▸ Given request
Quote, line for line, the entries from the first through the one containing "from matplotlib.patches import Rectangle". Pictures are left out.

++++++

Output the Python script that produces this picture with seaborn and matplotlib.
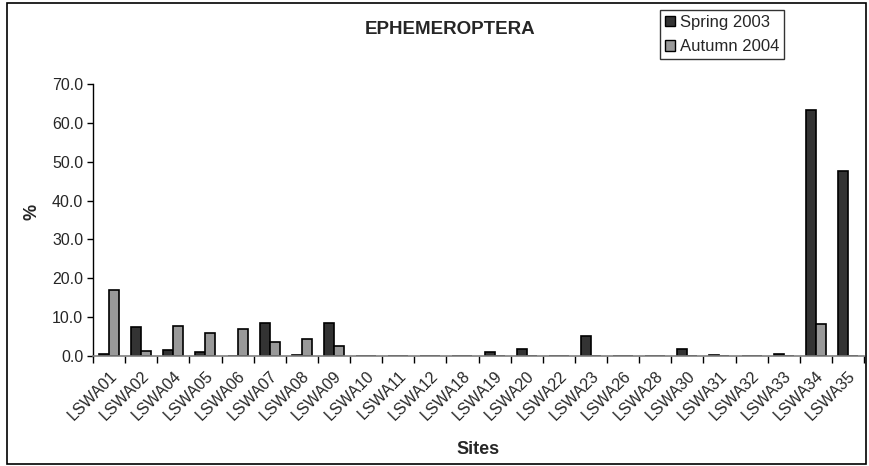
import matplotlib
matplotlib.use("Agg")
import matplotlib.pyplot as plt
import seaborn as sns
import pandas as pd
import numpy as np
from matplotlib.patches import Rectangle

sites = ["LSWA01", "LSWA02", "LSWA04", "LSWA05", "LSWA06", "LSWA07", "LSWA08",
         "LSWA09", "LSWA10", "LSWA11", "LSWA12", "LSWA18", "LSWA19", "LSWA20",
         "LSWA22", "LSWA23", "LSWA26", "LSWA28", "LSWA30", "LSWA31", "LSWA32",
         "LSWA33", "LSWA34", "LSWA35"]
spring_2003 = [0.5, 7.5, 1.5, 1.0, 0.0, 8.4, 0.3, 8.5, 0.0, 0.0, 0.0, 0.0, 1.0,
               1.7, 0.0, 5.1, 0.0, 0.0, 1.7, 0.3, 0.0, 0.5, 63.3, 47.7]
autumn_2004 = [17.0, 1.2, 7.6, 6.0, 7.0, 3.5, 4.3, 2.5, 0.0, 0.0, 0.0, 0.0, 0.0,
               0.0, 0.0, 0.0, 0.0, 0.0, 0.0, 0.0, 0.0, 0.0, 8.3, 0.0]
series_names = ["Spring 2003", "Autumn 2004"]
yticks = [0, 10, 20, 30, 40, 50, 60, 70]

df = pd.DataFrame({
    "Sites": sites * 2,
    "value": spring_2003 + autumn_2004,
    "Series": [series_names[0]] * len(sites) + [series_names[1]] * len(sites),
})

sns.set_theme(style="white")
plt.rcParams["font.family"] = ["Liberation Sans", "DejaVu Sans"]

W, H = 869, 466
fig = plt.figure(figsize=(W / 100, H / 100), dpi=100)
ax = fig.add_axes([93 / W, 1 - 356 / H, (864 - 93) / W, (356 - 84) / H])

sns.barplot(data=df, x="Sites", y="value", hue="Series", order=sites,
            hue_order=series_names, palette=["#333333", "#999999"],
            width=0.62, edgecolor="black", linewidth=1.2, ax=ax,
            legend=False, errorbar=None, saturation=1)

ax.set_ylim(0, 70)
ax.set_xlim(-0.5, len(sites) - 0.5)
ax.set_yticks(yticks)
ax.set_yticklabels([f"{v:.1f}" for v in yticks], fontsize=11.5)
ax.set_xticks(range(len(sites)))
ax.set_xticklabels(sites, rotation=45, ha="right", va="top",
                   rotation_mode="anchor", fontsize=11.5)
ax.tick_params(axis="x", which="major", length=0, pad=9)
ax.set_xticks(np.arange(-0.5, len(sites), 1.0), minor=True)
ax.tick_params(axis="x", which="minor", length=5, width=1, color="black",
               direction="out", bottom=True)
ax.tick_params(axis="y", length=4, width=1, color="black", direction="out",
               left=True, pad=3)

for side in ["top", "right"]:
    ax.spines[side].set_visible(False)
ax.spines["left"].set_color("black")
ax.spines["left"].set_linewidth(1)
ax.spines["bottom"].set_color("#808080")
ax.spines["bottom"].set_linewidth(1.2)

ax.set_xlabel("")
ax.set_ylabel("")
fig.text(478 / W, 1 - 449 / H, "Sites", ha="center", va="center",
         fontsize=13, fontweight="bold")
fig.text(32 / W, 1 - 212 / H, "%", ha="center", va="center", rotation=90,
         fontsize=13, fontweight="bold")
fig.text(450 / W, 1 - 29 / H, "EPHEMEROPTERA", ha="center", va="center",
         fontsize=13.5, fontweight="bold")

handles = [Rectangle((0, 0), 1, 1, facecolor=c, edgecolor="black", linewidth=1)
           for c in ["#333333", "#999999"]]
leg = fig.legend(handles, series_names, loc="upper left",
                 bbox_to_anchor=(660 / W, 1 - 10 / H), fontsize=12,
                 frameon=True, fancybox=False, framealpha=1, edgecolor="#333333",
                 handlelength=0.6, handleheight=0.6, handletextpad=0.3,
                 borderpad=0.3, labelspacing=0.55, borderaxespad=0)
leg.get_frame().set_linewidth(1.0)

fig.patches.append(Rectangle((7 / W, 2 / H), (866 - 7) / W, (463 - 2) / H,
                             transform=fig.transFigure, fill=False,
                             edgecolor="black", linewidth=1.2))

fig.savefig("out.png", dpi=100)
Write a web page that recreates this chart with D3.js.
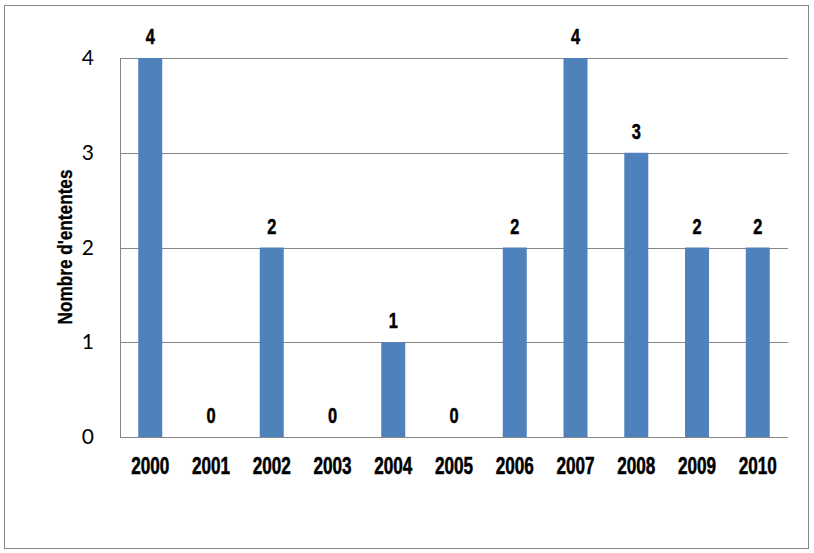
<html>
<head>
<style>
  body { margin: 0; background: #fff; }
  text.narrow { font-family: "Liberation Sans", Arial, sans-serif; font-weight: bold; stroke: #000; stroke-width: 0.5px; }
  g.yax text { font-family: Lato, "Open Sans", sans-serif; }
</style>
</head>
<body>
<script src="https://cdnjs.cloudflare.com/ajax/libs/d3/7.8.5/d3.min.js"></script>
<script>
var years = ["2000","2001","2002","2003","2004","2005","2006","2007","2008","2009","2010"];
var ententes = [4, 0, 2, 0, 1, 0, 2, 4, 3, 2, 2];
var yTicks = [0, 1, 2, 3, 4];

var width = 814, height = 553;
var plot = {left: 120, top: 58, right: 788, bottom: 437};
var squeeze = "scale(0.78,1.06)";

var svg = d3.select("body").append("svg")
    .attr("width", width)
    .attr("height", height);

// outer frame
svg.append("rect")
    .attr("x", 4.5).attr("y", 5.5)
    .attr("width", 804).attr("height", 543)
    .attr("fill", "#fff")
    .attr("stroke", "#868686")
    .attr("stroke-width", 1);

var x = d3.scaleBand()
    .domain(years)
    .range([plot.left, plot.right])
    .paddingInner(0.605)
    .paddingOuter(0.3);

var y = d3.scaleLinear()
    .domain([0, 4])
    .range([plot.bottom, plot.top]);

// gridlines
svg.append("g")
  .selectAll("line")
  .data(yTicks)
  .enter().append("line")
    .attr("x1", plot.left).attr("x2", plot.right)
    .attr("y1", function(d) { return Math.round(y(d)) + 0.5; })
    .attr("y2", function(d) { return Math.round(y(d)) + 0.5; })
    .attr("stroke", "#868686")
    .attr("stroke-width", 1);

// left axis line
svg.append("line")
    .attr("x1", plot.left + 0.5).attr("x2", plot.left + 0.5)
    .attr("y1", plot.top).attr("y2", plot.bottom)
    .attr("stroke", "#868686");

// y tick labels
var yAxis = svg.append("g")
    .attr("class", "yax")
    .attr("transform", "translate(" + plot.left + ",0)")
    .call(d3.axisLeft(y).tickValues(yTicks).tickSize(0).tickPadding(26).tickFormat(d3.format("d")));
yAxis.select(".domain").remove();
yAxis.selectAll("text")
    .attr("font-size", 21)
    .attr("fill", "#000");

// bars
svg.append("g")
  .selectAll("rect")
  .data(ententes)
  .enter().append("rect")
    .attr("x", function(d, i) { return x(years[i]); })
    .attr("y", function(d) { return y(d); })
    .attr("width", x.bandwidth())
    .attr("height", function(d) { return y(0) - y(d); })
    .attr("fill", "#4F81BD");

// value labels
svg.append("g")
  .selectAll("g")
  .data(ententes)
  .enter().append("g")
    .attr("transform", function(d, i) {
      return "translate(" + (x(years[i]) + x.bandwidth() / 2) + "," + (y(d) - 14) + ")";
    })
  .append("text")
    .attr("class", "narrow")
    .attr("transform", squeeze)
    .attr("text-anchor", "middle")
    .attr("font-size", 21)
    .text(function(d) { return d; });

// x labels
var xAxis = svg.append("g")
    .attr("transform", "translate(0," + plot.bottom + ")")
    .call(d3.axisBottom(x).tickSize(0).tickPadding(19));
xAxis.select(".domain").remove();
xAxis.selectAll("text")
    .attr("class", "narrow")
    .attr("transform", squeeze)
    .attr("font-size", 22)
    .attr("fill", "#000");

// y axis title
svg.append("g")
    .attr("transform", "translate(72,247) rotate(-90)")
  .append("text")
    .attr("class", "narrow")
    .attr("transform", "scale(0.86,1)")
    .attr("text-anchor", "middle")
    .attr("font-size", 20)
    .style("stroke-width", "0.3px")
    .text("Nombre d'ententes");
</script>
</body>
</html>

++++++

▸ Answer in full
Output the Python script that produces this picture with seaborn and matplotlib.
import matplotlib
matplotlib.use("Agg")
import matplotlib.pyplot as plt
import seaborn as sns
import pandas as pd
import numpy as np
from matplotlib.patches import Rectangle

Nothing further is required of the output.